Han sido testigos no del hecho mismo de la Resurrección, pero sí de las indudables huellas que ha dejado en la historia. Han visto el sudario en que había sido envuelto junto con las vendas; han entrado en contacto con una realidad totalmente nueva que les llegaba desde fuera, el Resucitado se les ha manifestado y ha hablado y comido con ellos. El Resucitado, Jesús que ha entrado en una nueva dimensión de la vida y del ser hombre. Él ha inaugurado la dimensión escatológica, última de la vida del hombre. Un acontecimiento histórico totalmente singular, pues la historia se abre más allá de sí misma y entra en lo eterno. Con su venida, el eterno, Dios, entró en el tiempo. Con su Resurrección, el hombre Jesús, entra en la eternidad. ¡Vive! ¡Viviremos!

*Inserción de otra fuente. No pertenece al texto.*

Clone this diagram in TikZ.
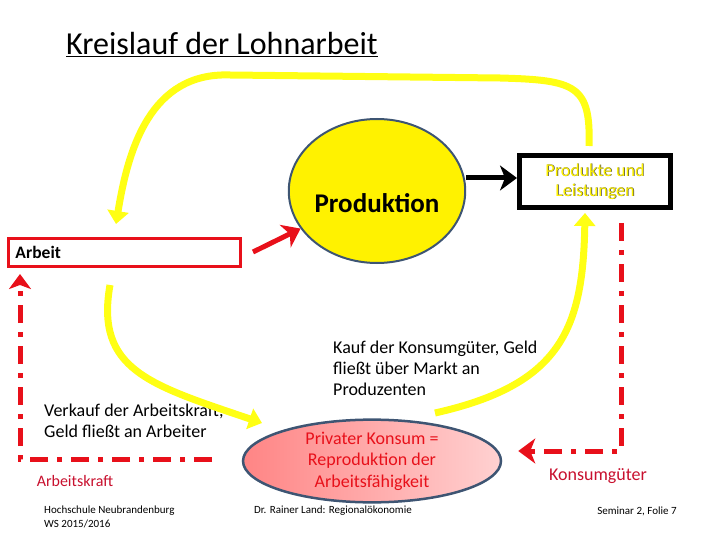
\documentclass[tikz,border=0pt]{standalone}
\usepackage{fontspec}
\setmainfont{Carlito}
\usetikzlibrary{arrows.meta,shapes.geometric}

\definecolor{gelb}{HTML}{FFFF14}
\definecolor{rot}{HTML}{E8101A}
\definecolor{dunkelrot}{HTML}{C8102E}
\definecolor{rand}{HTML}{3E5573}

\begin{document}
\begin{tikzpicture}[x=1pt,y=-1pt,
    flow/.style={gelb,line width=7pt,-{Triangle[length=13pt,width=21pt]}},
    spitze/.style={-{Stealth[length=17pt,width=25pt,inset=5pt]}},
    ruecklauf/.style={rot,line width=5pt,dash pattern=on 18pt off 9pt on 5pt off 9pt},
    txt/.style={font=\fontsize{18}{21}\selectfont,align=left,inner sep=0pt},
    fuss/.style={font=\fontsize{11}{14}\selectfont,inner sep=0pt}]
      \useasboundingbox (0,0) rectangle (720,540);

      % Titel
      \node[anchor=west,font=\fontsize{32}{36}\selectfont,inner sep=0pt] (titel) at (66,45) {\underline{Kreislauf der Lohnarbeit}};

      % Knoten
      \node[ellipse,draw=rand,line width=2pt,fill=yellow,minimum width=170pt,minimum height=144pt,inner sep=0pt,font=\fontsize{27}{30}\selectfont\bfseries] (prod) at (377,191) {\raisebox{-21pt}[0pt][0pt]{Produktion}};
      \node[draw=black,line width=5pt,minimum width=151pt,minimum height=52pt,inner sep=0pt] (leist) at (595,181.5) {};
      \node[font=\fontsize{18}{20}\selectfont,align=center,text=black!70] at (595.7,182.2) {Produkte und\\Leistungen};
      \node[font=\fontsize{18}{20}\selectfont,align=center,text=yellow] (leisttext) at (595,181.5) {Produkte und\\Leistungen};
      \node[draw=rot,line width=3pt,minimum width=232pt,minimum height=28pt,text width=218pt,inner xsep=7pt,align=left,font=\fontsize{17.5}{20}\selectfont\bfseries] (arbeit) at (124.5,252.5) {Arbeit};
      \node[ellipse,draw=rand,line width=2.5pt,left color=red!48,right color=red!18,minimum width=258pt,minimum height=73pt,inner sep=0pt,align=center,text=rot,font=\fontsize{18}{21.5}\selectfont] (konsum) at (372,461) {Privater Konsum =\\Reproduktion der\\Arbeitsfähigkeit};

      % Eckpunkte
      \coordinate (obenstart) at (589,146);
      \coordinate (obenende) at (116,224);
      \coordinate (akstart) at (110,285);
      \coordinate (akende) at (262,423);
      \coordinate (kstart) at (435,413);
      \coordinate (kende) at (585,213);
      \coordinate (rstart) at (621,223);
      \coordinate (rechts) at (621,451);
      \coordinate (links) at (212,459);
      \coordinate (ecke) at (20,459);
      \coordinate (lende) at (20,274);

      % Texte
      \node[txt,anchor=west] (kauf) at (333,368) {Kauf der Konsumgüter, Geld\\fließt über Markt an\\Produzenten};
      \node[txt,anchor=west] (verkauf) at (44,420.5) {Verkauf der Arbeitskraft,\\Geld fließt an Arbeiter};
      \node[txt,font=\fontsize{16}{20}\selectfont,text=dunkelrot] (akraft) at (75,481) {Arbeitskraft};
      \node[txt,text=dunkelrot] (kgueter) at (598,476) {Konsumgüter};

      % Fusszeile
      \node[fuss,anchor=west,align=left] (hs) at (44,517) {Hochschule Neubrandenburg\\WS 2015/2016};
      \node[fuss] (autor) at (333,511) {Dr. Rainer Land: Regionalökonomie};
      \node[fuss] (folie) at (637,511) {Seminar 2, Folie 7};

      % Pfeile
      \draw[black,line width=5pt,spitze] (prod.east |- 0,178) -- (leist.west |- 0,178);
      \draw[rot,line width=5pt,spitze] (253,252) -- (prod);
      \draw[flow] (obenstart) .. controls (591,85) and (575,80) .. (500,78) -- (230,75) .. controls (150,72) and (128,150) .. (obenende);
      \draw[flow] (akstart) .. controls (95,370) and (150,385) .. (akende);
      \draw[flow] (kstart) .. controls (560,385) and (583,330) .. (kende);
      \draw[ruecklauf,spitze,shorten >=16pt] (rstart) -- (rechts) -- (konsum.east |- rechts);
      \draw[ruecklauf,-{Stealth[length=15pt,width=22pt,inset=4pt]}] (links) -- (ecke) -- (lende);
    \end{tikzpicture}
\end{document}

Dos mil años después, nosotros, la Iglesia, anunciamos el mismo mensaje de Pedro. No tiene otro tan esencial, tan fundamental: Dios ha resucitado a Jesús, a quien conocimos como hombre, con el que comimos y bebimos, y que fue muerto en Cruz.  La singular, y por un momento incierta batalla entre el bien y el mal, el poder del diablo y el poder de Dios, la voluntad salvadora de este y el deseo del padre de la mentira y del engaño, tiene un claro y definitivo vencedor. El príncipe de este mundo ha sido arrojado fuera. La tristeza profunda del Viernes Santo se ve sustituida por el alegre anuncio de la Magdalena que resonará ya para siempre, sin que nada ni nadie pueda silenciarlo: “Dinos María, ¿Qué has visto en el camino? El sepulcro del Cristo vivo y la gloria del Resucitado. Vi ángeles como testigos, vi el sudario y los vestidos. Resucitó Cristo, mi esperanza” Y toda la Iglesia repite: en un canto interminable que resuena en toda la tierra: ¡aleluya, aleluya, aleluya! Porque la victoria de Cristo es la nuestra, porque la salvación se ha realizado y es para nosotros. Nuestra esperanza, hermanos, es segura porque reposa en el hecho del triunfo de Cristo. De ahí la el saludo y la invitación del Señor a tener la paz siempre con nosotros.  Amén.